> [Directive]:
Omit pictures and quote the listing below line by line, from its start through the line that holds "from bokeh.resources import INLINE".
○ ○ ○ ○
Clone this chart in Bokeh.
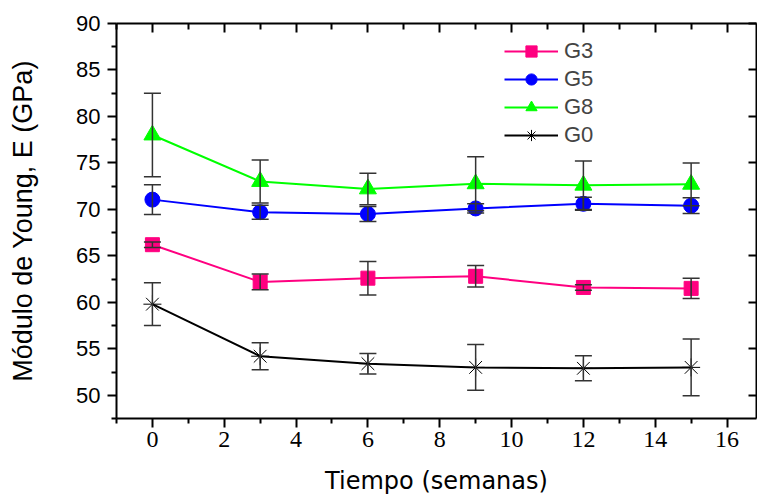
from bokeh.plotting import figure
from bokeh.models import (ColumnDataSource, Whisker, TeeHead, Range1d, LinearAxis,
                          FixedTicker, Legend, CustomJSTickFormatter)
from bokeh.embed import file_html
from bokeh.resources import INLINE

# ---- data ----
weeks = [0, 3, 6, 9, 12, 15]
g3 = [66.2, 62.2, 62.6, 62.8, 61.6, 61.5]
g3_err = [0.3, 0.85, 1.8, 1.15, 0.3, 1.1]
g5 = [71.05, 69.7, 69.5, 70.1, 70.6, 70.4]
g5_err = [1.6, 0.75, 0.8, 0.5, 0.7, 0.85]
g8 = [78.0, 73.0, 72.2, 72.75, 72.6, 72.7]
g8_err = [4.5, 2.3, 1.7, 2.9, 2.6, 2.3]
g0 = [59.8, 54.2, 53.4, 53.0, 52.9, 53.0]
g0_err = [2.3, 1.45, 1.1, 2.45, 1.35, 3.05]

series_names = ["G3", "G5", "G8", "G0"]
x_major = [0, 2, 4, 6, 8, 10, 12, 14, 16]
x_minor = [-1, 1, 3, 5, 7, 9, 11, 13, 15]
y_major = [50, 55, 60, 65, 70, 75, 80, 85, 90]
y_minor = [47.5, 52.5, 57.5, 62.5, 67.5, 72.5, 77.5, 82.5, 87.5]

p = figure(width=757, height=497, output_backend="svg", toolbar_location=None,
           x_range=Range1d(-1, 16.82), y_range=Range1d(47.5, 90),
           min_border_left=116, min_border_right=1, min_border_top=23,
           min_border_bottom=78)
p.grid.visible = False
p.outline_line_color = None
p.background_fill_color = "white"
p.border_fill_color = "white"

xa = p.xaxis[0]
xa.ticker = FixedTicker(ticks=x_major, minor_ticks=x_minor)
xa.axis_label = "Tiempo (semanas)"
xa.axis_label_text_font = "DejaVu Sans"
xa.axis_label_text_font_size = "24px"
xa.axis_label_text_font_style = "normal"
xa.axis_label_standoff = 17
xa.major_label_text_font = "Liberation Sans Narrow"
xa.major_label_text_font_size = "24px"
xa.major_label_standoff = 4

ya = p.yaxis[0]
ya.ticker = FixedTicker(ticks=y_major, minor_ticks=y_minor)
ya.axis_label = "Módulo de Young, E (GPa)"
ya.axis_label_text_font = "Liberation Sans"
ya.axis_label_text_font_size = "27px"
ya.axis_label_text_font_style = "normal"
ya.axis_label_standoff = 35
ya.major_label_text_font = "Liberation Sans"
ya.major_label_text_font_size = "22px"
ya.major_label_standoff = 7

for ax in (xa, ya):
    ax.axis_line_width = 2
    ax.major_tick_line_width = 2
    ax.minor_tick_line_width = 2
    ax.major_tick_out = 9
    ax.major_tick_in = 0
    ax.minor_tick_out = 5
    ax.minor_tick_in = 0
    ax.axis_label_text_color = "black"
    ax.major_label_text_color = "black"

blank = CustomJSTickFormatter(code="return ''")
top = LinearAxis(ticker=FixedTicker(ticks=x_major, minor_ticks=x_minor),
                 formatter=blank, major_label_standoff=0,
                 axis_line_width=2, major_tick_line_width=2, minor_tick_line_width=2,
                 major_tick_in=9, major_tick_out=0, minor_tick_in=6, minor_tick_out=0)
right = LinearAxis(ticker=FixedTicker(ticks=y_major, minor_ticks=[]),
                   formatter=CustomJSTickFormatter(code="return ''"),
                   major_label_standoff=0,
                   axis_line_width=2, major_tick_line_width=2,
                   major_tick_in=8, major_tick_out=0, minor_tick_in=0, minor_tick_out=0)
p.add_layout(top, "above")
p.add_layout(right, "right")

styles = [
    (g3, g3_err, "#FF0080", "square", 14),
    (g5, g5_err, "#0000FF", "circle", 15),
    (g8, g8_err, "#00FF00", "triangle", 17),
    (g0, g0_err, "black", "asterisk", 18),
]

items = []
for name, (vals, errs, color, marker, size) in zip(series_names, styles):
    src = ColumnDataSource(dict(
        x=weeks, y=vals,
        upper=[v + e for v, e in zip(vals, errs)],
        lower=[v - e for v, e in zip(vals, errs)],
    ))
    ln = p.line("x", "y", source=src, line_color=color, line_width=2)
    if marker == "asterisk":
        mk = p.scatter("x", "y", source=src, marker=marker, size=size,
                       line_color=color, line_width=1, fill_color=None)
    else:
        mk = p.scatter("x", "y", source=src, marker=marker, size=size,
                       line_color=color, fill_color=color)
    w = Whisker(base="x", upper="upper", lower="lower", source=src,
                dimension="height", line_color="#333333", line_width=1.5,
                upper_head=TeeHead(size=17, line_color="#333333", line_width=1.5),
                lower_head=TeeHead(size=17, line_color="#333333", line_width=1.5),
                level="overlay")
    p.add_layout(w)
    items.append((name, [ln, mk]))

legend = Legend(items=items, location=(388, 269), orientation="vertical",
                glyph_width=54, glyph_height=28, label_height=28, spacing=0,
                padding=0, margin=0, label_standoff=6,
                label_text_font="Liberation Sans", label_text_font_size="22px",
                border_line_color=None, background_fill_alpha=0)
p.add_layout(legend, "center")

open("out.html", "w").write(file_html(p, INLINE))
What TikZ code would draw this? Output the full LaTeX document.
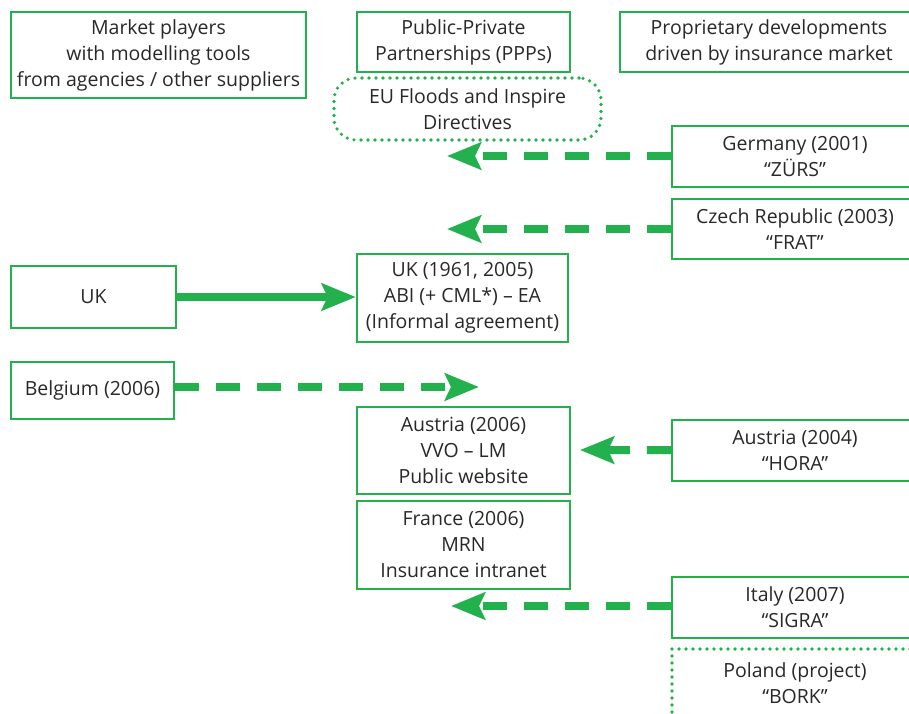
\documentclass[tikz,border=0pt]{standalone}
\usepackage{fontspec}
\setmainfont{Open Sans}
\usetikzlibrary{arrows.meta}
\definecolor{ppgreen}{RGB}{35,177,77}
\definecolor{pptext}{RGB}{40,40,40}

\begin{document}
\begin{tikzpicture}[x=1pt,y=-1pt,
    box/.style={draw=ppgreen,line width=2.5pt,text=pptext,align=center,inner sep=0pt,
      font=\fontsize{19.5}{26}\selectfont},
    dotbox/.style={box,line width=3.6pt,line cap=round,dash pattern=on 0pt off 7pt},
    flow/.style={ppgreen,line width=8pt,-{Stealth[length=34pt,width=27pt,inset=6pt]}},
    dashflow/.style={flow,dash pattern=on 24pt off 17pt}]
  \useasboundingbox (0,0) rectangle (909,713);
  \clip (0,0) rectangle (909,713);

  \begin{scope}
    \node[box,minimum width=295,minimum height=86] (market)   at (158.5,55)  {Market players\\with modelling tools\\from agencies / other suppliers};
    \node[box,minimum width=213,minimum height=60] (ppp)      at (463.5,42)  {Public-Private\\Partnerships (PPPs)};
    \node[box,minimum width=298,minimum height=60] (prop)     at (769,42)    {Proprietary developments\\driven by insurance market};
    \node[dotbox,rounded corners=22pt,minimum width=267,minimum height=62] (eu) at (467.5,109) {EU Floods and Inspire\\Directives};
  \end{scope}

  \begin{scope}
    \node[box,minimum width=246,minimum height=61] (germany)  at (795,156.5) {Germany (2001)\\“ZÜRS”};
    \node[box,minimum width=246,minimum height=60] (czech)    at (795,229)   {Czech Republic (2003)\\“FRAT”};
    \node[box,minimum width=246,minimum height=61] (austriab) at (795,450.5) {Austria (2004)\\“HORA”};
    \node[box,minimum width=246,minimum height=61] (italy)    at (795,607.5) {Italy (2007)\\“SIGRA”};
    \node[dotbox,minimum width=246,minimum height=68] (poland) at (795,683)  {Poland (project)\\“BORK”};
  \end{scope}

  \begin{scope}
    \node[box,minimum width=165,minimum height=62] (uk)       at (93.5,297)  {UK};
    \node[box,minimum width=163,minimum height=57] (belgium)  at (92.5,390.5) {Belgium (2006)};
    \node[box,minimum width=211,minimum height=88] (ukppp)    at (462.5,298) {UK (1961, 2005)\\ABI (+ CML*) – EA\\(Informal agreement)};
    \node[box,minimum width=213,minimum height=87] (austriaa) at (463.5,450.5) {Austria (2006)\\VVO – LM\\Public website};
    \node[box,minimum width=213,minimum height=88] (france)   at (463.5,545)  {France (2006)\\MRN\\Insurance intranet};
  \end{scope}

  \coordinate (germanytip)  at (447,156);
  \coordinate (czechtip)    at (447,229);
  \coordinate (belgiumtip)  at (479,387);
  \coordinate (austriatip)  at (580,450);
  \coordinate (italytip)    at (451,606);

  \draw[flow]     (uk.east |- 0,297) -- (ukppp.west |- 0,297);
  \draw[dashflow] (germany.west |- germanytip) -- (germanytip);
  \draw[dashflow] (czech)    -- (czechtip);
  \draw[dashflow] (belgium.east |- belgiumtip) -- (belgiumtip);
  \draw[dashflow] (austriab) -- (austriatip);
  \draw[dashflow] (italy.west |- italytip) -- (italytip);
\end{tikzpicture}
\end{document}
○ ○ ○ ○
> [Solution to the exercise]:
Clone this chart in Bokeh.
from bokeh.plotting import figure
from bokeh.models import (ColumnDataSource, Whisker, TeeHead, Range1d, LinearAxis,
                          FixedTicker, Legend, CustomJSTickFormatter)
from bokeh.embed import file_html
from bokeh.resources import INLINE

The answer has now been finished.